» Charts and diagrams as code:
+ + + +

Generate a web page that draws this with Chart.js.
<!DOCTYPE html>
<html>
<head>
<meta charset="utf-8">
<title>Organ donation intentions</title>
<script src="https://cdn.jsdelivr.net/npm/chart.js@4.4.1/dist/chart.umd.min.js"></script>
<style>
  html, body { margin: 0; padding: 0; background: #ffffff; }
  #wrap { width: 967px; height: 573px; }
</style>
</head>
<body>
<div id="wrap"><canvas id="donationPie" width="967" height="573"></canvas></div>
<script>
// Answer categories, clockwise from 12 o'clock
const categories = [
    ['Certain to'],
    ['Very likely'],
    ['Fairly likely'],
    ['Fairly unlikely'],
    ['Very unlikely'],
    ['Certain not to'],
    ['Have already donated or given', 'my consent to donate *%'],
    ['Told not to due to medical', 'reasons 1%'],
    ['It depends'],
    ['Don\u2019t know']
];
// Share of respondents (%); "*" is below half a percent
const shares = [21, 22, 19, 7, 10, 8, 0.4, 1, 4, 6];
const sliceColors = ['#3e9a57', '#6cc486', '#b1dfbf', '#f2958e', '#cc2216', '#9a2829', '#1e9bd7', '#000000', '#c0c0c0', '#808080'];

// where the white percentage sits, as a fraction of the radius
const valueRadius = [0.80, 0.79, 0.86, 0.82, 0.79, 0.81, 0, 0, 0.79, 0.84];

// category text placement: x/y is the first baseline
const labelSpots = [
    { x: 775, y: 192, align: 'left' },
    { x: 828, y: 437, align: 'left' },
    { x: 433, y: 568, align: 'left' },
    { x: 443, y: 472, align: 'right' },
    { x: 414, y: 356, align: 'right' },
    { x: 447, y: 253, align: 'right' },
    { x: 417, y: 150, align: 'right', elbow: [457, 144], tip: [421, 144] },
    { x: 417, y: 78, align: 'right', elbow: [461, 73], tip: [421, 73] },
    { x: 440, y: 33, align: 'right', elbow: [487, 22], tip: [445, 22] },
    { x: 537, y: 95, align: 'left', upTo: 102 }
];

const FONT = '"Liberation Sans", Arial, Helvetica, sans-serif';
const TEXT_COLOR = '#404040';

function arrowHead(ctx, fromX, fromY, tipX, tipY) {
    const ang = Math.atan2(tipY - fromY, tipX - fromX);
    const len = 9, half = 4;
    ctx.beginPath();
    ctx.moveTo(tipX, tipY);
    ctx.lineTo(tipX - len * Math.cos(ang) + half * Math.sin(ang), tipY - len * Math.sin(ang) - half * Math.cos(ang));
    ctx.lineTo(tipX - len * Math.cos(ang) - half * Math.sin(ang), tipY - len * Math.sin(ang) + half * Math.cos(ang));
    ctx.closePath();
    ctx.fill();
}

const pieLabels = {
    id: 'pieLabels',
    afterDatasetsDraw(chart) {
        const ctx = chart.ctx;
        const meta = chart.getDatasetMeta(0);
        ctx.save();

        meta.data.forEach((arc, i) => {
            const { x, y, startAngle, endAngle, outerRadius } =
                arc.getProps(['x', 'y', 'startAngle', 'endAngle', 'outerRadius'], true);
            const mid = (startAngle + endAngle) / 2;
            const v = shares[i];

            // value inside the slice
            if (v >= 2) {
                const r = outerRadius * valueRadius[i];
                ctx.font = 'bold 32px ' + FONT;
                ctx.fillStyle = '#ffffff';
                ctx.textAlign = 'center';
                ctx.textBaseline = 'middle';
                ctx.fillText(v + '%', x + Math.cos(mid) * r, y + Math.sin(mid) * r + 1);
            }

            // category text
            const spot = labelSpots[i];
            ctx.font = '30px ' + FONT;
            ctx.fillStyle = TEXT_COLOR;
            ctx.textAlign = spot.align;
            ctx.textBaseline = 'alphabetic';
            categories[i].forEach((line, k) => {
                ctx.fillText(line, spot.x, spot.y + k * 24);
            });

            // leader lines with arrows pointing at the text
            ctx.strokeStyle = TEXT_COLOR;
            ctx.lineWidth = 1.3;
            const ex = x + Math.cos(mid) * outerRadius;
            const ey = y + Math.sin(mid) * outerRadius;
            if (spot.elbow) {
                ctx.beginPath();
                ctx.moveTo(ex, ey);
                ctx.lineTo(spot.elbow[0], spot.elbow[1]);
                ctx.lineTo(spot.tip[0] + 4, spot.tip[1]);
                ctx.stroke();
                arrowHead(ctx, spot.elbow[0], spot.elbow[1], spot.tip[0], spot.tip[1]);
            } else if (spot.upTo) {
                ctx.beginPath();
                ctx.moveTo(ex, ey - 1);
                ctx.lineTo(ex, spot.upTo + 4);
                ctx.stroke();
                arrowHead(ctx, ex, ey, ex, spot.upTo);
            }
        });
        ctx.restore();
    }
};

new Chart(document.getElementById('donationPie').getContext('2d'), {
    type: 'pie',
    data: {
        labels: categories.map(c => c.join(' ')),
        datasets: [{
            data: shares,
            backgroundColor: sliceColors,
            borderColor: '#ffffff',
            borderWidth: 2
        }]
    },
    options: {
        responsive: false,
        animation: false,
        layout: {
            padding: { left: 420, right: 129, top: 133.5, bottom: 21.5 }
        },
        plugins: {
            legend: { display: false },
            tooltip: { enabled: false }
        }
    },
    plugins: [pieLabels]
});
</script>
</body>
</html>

+ + + +

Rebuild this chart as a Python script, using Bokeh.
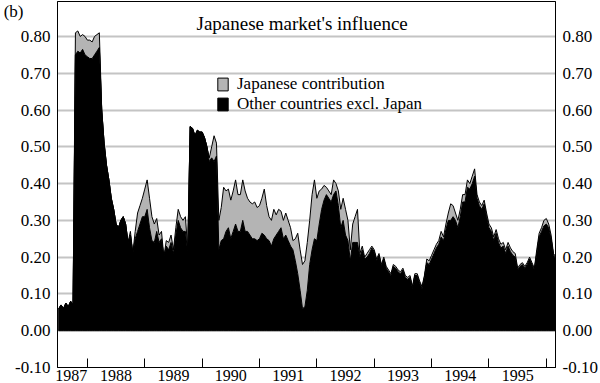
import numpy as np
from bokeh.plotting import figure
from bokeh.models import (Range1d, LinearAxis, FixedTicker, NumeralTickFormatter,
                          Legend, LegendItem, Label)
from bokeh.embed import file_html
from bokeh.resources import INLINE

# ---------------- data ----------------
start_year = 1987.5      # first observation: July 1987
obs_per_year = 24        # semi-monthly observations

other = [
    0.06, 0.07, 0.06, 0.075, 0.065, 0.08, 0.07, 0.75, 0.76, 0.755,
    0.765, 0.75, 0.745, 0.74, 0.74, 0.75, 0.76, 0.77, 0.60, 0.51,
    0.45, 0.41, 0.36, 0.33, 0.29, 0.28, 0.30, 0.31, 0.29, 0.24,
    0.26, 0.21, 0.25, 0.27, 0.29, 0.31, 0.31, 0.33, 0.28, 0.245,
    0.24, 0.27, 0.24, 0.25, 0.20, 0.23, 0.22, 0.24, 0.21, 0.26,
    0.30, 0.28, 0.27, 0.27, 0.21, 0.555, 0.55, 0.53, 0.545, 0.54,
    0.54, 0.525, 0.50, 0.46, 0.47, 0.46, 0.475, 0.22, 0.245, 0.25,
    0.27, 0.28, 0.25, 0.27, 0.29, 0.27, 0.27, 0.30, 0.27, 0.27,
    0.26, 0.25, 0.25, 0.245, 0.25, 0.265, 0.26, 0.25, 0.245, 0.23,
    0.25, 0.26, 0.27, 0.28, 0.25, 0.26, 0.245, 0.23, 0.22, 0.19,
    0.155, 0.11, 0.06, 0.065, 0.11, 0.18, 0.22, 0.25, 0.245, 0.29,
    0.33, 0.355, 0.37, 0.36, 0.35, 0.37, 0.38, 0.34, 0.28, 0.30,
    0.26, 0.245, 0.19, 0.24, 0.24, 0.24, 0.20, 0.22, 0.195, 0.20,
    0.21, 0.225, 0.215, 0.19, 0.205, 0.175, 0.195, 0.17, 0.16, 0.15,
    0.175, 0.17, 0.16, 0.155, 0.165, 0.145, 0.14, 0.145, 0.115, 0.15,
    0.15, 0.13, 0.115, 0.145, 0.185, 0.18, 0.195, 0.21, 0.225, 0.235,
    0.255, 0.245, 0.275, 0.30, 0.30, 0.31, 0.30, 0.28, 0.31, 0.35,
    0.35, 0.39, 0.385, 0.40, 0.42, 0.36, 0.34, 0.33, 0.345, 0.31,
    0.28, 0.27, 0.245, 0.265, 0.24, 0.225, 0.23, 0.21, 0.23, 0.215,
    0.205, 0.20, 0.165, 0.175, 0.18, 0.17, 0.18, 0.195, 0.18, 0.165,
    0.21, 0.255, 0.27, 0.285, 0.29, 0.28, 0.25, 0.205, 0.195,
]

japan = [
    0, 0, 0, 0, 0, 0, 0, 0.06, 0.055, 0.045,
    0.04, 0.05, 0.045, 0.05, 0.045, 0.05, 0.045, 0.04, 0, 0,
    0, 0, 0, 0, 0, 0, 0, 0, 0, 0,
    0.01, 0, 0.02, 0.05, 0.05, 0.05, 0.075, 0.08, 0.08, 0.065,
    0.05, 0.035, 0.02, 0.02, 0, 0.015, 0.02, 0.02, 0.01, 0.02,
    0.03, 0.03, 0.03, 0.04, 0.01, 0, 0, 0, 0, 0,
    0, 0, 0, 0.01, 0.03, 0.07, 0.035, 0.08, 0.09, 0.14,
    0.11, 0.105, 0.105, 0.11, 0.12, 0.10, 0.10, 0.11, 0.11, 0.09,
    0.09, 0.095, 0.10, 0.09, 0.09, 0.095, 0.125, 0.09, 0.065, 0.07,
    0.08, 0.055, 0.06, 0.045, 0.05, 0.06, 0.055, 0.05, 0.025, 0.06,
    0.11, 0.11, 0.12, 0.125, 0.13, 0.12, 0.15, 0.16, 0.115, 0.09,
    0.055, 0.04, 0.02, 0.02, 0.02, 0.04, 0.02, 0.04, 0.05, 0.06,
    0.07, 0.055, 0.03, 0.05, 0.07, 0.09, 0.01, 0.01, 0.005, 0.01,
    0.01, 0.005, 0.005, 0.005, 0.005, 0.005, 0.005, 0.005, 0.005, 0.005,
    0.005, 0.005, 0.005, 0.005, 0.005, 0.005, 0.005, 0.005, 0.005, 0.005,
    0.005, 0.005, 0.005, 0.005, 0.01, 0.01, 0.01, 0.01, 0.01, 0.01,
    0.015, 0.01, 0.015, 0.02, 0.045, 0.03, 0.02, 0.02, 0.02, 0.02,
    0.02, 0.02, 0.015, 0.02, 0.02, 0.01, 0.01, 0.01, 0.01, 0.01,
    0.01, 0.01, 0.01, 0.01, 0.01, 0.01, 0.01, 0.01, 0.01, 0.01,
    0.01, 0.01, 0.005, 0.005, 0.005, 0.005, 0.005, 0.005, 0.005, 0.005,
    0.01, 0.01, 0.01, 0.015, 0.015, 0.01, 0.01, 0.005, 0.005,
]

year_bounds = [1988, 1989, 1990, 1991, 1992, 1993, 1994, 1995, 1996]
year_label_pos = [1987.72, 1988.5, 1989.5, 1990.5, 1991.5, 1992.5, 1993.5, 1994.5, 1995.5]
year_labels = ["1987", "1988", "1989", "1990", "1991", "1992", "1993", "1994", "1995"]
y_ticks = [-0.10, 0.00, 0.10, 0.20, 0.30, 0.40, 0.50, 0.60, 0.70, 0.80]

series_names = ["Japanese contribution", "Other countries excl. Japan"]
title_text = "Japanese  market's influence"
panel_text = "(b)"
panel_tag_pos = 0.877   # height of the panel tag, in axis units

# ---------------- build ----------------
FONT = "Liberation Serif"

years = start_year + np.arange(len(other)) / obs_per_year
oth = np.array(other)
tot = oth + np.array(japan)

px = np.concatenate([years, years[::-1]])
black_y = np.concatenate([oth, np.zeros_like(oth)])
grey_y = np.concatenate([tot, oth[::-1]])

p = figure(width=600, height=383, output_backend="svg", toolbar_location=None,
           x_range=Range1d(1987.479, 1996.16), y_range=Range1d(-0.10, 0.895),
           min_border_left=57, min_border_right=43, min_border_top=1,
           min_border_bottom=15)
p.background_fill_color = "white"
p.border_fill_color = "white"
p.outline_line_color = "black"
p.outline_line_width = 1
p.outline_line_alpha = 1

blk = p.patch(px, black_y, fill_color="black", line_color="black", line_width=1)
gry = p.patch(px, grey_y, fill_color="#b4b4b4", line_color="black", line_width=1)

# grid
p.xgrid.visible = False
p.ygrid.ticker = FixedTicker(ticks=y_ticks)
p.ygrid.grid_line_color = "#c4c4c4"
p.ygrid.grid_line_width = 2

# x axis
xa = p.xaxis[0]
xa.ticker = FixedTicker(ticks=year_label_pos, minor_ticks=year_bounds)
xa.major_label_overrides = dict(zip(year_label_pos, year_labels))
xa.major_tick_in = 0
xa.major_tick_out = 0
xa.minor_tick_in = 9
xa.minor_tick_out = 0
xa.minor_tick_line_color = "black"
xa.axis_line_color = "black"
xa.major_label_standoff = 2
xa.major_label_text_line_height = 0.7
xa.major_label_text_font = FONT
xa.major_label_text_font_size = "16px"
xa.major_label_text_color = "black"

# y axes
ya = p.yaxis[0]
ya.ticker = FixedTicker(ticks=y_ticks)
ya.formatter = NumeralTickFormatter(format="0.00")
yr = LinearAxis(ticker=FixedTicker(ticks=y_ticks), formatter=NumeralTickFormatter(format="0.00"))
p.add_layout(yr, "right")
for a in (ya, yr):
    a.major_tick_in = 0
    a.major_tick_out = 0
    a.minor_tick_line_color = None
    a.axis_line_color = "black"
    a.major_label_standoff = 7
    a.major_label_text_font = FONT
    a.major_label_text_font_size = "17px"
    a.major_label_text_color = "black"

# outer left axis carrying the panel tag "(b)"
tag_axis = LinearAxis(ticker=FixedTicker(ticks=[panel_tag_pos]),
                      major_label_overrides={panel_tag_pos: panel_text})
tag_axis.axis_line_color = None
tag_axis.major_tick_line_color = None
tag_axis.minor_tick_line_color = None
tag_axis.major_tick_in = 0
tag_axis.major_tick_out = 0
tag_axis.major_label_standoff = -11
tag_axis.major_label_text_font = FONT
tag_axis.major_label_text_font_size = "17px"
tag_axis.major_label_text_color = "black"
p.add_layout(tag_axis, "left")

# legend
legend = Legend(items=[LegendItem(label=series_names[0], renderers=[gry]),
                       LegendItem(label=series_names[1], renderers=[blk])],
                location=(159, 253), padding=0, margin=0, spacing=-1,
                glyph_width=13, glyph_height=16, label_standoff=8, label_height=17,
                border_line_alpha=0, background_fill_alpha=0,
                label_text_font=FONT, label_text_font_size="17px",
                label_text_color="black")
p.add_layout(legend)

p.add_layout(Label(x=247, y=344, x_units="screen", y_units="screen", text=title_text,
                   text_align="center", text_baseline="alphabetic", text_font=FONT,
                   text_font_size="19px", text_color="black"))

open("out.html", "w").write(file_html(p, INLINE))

+ + + +

» TO DO: Retype exactly the lines from the one with "Rebuild this chart" through the one with "obs_per_year = 24", both included, and nothing else; leave out the pictures.

» FULL ANSWER:
Rebuild this chart as a Python script, using Bokeh.
import numpy as np
from bokeh.plotting import figure
from bokeh.models import (Range1d, LinearAxis, FixedTicker, NumeralTickFormatter,
                          Legend, LegendItem, Label)
from bokeh.embed import file_html
from bokeh.resources import INLINE

# ---------------- data ----------------
start_year = 1987.5      # first observation: July 1987
obs_per_year = 24        # semi-monthly observations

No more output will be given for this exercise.